Reframing AI code intelligence in this way sets realistic expectations and sustainable outcomes. It acknowledges the strengths of natural language models while addressing their limitations through architecture. For enterprise-scale systems, this reframing is not a refinement of approach. It is a necessary evolution toward applying AI responsibly, effectively, and with enduring value.

When Code Intelligence Aligns With System Reality

Enterprise adoption of AI for code analysis ultimately succeeds or fails based on alignment with system reality. Language models have demonstrated their value as interfaces, accelerators, and exploratory tools, but they do not redefine how software behaves. Enterprise systems continue to operate according to execution paths, dependency relationships, and state transitions that accumulate over years of change. Any intelligence applied to these systems must respect that foundation.

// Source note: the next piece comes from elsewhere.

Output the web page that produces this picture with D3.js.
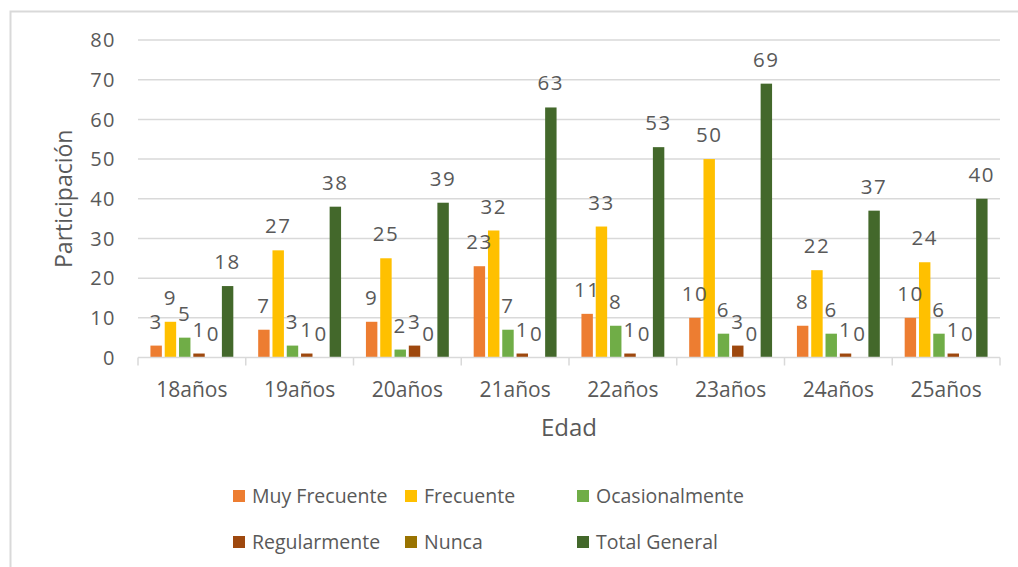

The tension explored throughout this article reflects a broader shift in enterprise thinking. Code is no longer evaluated primarily as text or even as isolated logic. It is evaluated as a living system whose behavior emerges from structure, data flow, and operational context. AI that ignores this reality risks producing insight that is elegant yet untrustworthy. AI that is grounded in it becomes a force multiplier for understanding, modernization, and control.

Reframing code intelligence around behavior rather than language resolves this tension. It clarifies why natural language models alone cannot meet enterprise requirements and why system-aware analysis remains indispensable. More importantly, it establishes a path forward where AI enhances, rather than replaces, the structural rigor that enterprise software demands.

As enterprises continue to modernize legacy estates and expand hybrid architectures, the need for trustworthy code intelligence will only intensify. Systems will grow more interconnected, data flows more complex, and tolerance for unintended impact increasingly low. In this environment, intelligence that aligns with system reality is not a competitive advantage. It is a prerequisite for sustainable change.